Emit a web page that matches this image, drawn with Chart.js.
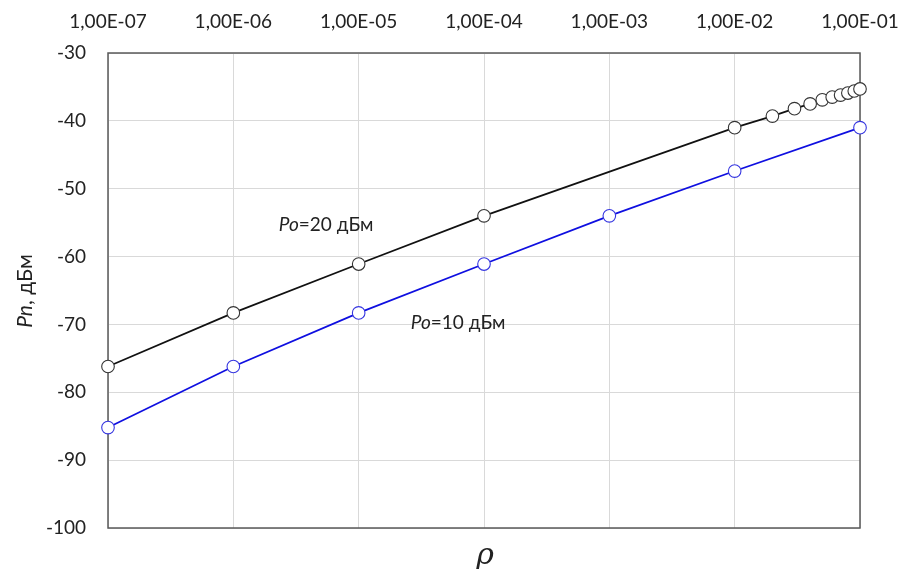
<!DOCTYPE html>
<html>
<head>
<meta charset="utf-8">
<script src="https://cdn.jsdelivr.net/npm/chart.js@4"></script>
<style>
  html, body { margin: 0; padding: 0; background: #fff; }
  #wrap { width: 905px; height: 569px; }
</style>
</head>
<body>
<div id="wrap"><canvas id="chart" width="905" height="569"></canvas></div>
<script>
// values
const rho20 = [1e-7, 1e-6, 1e-5, 1e-4, 1e-2, 0.02, 0.03, 0.04, 0.05, 0.06, 0.07, 0.08, 0.09, 0.1];
const pn20 = [-76.2, -68.3, -61.1, -54.0, -41.0, -39.3, -38.2, -37.5, -36.9, -36.5, -36.2, -35.9, -35.6, -35.3];
const rho10 = [1e-7, 1e-6, 1e-5, 1e-4, 1e-3, 1e-2, 1e-1];
const pn10 = [-85.2, -76.2, -68.3, -61.1, -54.0, -47.4, -41.0];
const xTicks = [1e-7, 1e-6, 1e-5, 1e-4, 1e-3, 1e-2, 1e-1];
const yTicks = [-30, -40, -50, -60, -70, -80, -90, -100];

const FONT = 'Lato, "Open Sans", sans-serif';

function fmtSci(v) {
    const e = Math.round(Math.log10(v));
    const sign = e < 0 ? '-' : '+';
    const a = Math.abs(e);
    return '1,00E' + sign + (a < 10 ? '0' + a : a);
}

function toPoints(xs, ys) {
    return xs.map((x, i) => ({ x: x, y: ys[i] }));
}

// text labels next to the curves, in data coordinates
const notes = [
    { x: 2.3e-6, y: -55.3, value: '20' },
    { x: 2.6e-5, y: -69.8, value: '10' }
];

const extras = {
    id: 'extras',
    beforeDatasetsDraw(chart) {
        // frame under the lines and markers
        const ctx = chart.ctx;
        const a = chart.chartArea;
        ctx.save();
        ctx.strokeStyle = '#595959';
        ctx.lineWidth = 1.5;
        ctx.strokeRect(a.left, a.top, a.right - a.left, a.bottom - a.top);
        ctx.restore();
    },
    afterDraw(chart) {
        const ctx = chart.ctx;
        const a = chart.chartArea;
        const xs = chart.scales.x;
        const ys = chart.scales.y;
        ctx.save();

        // curve labels
        ctx.fillStyle = '#222';
        ctx.textBaseline = 'middle';
        ctx.textAlign = 'left';
        notes.forEach(n => {
            let px = xs.getPixelForValue(n.x);
            const py = ys.getPixelForValue(n.y);
            ctx.font = 'italic 19px ' + FONT;
            ctx.fillText('Po', px, py);
            px += ctx.measureText('Po').width;
            ctx.font = '19px ' + FONT;
            ctx.fillText('=' + n.value + ' дБм', px, py);
        });

        // y title
        ctx.translate(25, 291);
        ctx.rotate(-Math.PI / 2);
        ctx.textAlign = 'left';
        ctx.font = 'italic 21px ' + FONT;
        const t1 = 'Pn';
        const t2 = ', дБм';
        const w1 = ctx.measureText(t1).width;
        ctx.font = '21px ' + FONT;
        const w2 = ctx.measureText(t2).width;
        const sx = -(w1 + w2) / 2;
        ctx.font = 'italic 21px ' + FONT;
        ctx.fillText(t1, sx, 0);
        ctx.font = '21px ' + FONT;
        ctx.fillText(t2, sx + w1, 0);
        ctx.restore();

        // x title
        ctx.save();
        ctx.fillStyle = '#222';
        ctx.textAlign = 'center';
        ctx.textBaseline = 'middle';
        ctx.font = 'italic 30px "DejaVu Serif", serif';
        ctx.fillText('ρ', 485, 556);
        ctx.restore();
    }
};

new Chart(document.getElementById('chart'), {
    type: 'line',
    data: {
        datasets: [
            {
                label: 'Po=20 дБм',
                data: toPoints(rho20, pn20),
                borderColor: '#111',
                borderWidth: 1.7,
                pointRadius: 6.3,
                pointBorderWidth: 1.1,
                pointBorderColor: '#333',
                pointBackgroundColor: '#fff',
                clip: false,
                tension: 0
            },
            {
                label: 'Po=10 дБм',
                data: toPoints(rho10, pn10),
                borderColor: '#0f0fe0',
                borderWidth: 1.7,
                pointRadius: 6.3,
                pointBorderWidth: 1.1,
                pointBorderColor: '#3535e0',
                pointBackgroundColor: '#fff',
                clip: false,
                tension: 0
            }
        ]
    },
    options: {
        responsive: false,
        animation: false,
        layout: { padding: { left: 0, right: 45, top: 0, bottom: 41 } },
        plugins: {
            legend: { display: false },
            tooltip: { enabled: false }
        },
        scales: {
            x: {
                type: 'logarithmic',
                position: 'top',
                min: 1e-7,
                max: 1e-1,
                afterBuildTicks(axis) {
                    axis.ticks = xTicks.map(v => ({ value: v }));
                },
                afterFit(axis) {
                    axis.height = 53;
                    axis.paddingLeft = 0;
                    axis.paddingRight = 0;
                },
                ticks: {
                    callback: v => fmtSci(v),
                    color: '#222',
                    font: { family: FONT, size: 19 },
                    maxRotation: 0,
                    autoSkip: false,
                    padding: 20
                },
                grid: { color: '#d9d9d9', drawTicks: false },
                border: { display: false }
            },
            y: {
                min: -100,
                max: -30,
                afterBuildTicks(axis) {
                    axis.ticks = yTicks.map(v => ({ value: v }));
                },
                afterFit(axis) {
                    axis.width = 108;
                    axis.paddingTop = 0;
                    axis.paddingBottom = 0;
                },
                ticks: {
                    color: '#222',
                    font: { family: FONT, size: 19 },
                    padding: 22
                },
                grid: { color: '#d9d9d9', drawTicks: false },
                border: { display: false }
            }
        }
    },
    plugins: [extras]
});
</script>
</body>
</html>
:::::
WHAT THE TASK REQUIRES = From the first line of the listing above, repeat every line through the one holding "const yTicks = [-30, -40, -50, -60, -70, -80, -90, -100];". Both ends count, and pictures stay out.

WRITTEN ANSWER =
Emit a web page that matches this image, drawn with Chart.js.
<!DOCTYPE html>
<html>
<head>
<meta charset="utf-8">
<script src="https://cdn.jsdelivr.net/npm/chart.js@4"></script>
<style>
  html, body { margin: 0; padding: 0; background: #fff; }
  #wrap { width: 905px; height: 569px; }
</style>
</head>
<body>
<div id="wrap"><canvas id="chart" width="905" height="569"></canvas></div>
<script>
// values
const rho20 = [1e-7, 1e-6, 1e-5, 1e-4, 1e-2, 0.02, 0.03, 0.04, 0.05, 0.06, 0.07, 0.08, 0.09, 0.1];
const pn20 = [-76.2, -68.3, -61.1, -54.0, -41.0, -39.3, -38.2, -37.5, -36.9, -36.5, -36.2, -35.9, -35.6, -35.3];
const rho10 = [1e-7, 1e-6, 1e-5, 1e-4, 1e-3, 1e-2, 1e-1];
const pn10 = [-85.2, -76.2, -68.3, -61.1, -54.0, -47.4, -41.0];
const xTicks = [1e-7, 1e-6, 1e-5, 1e-4, 1e-3, 1e-2, 1e-1];
const yTicks = [-30, -40, -50, -60, -70, -80, -90, -100];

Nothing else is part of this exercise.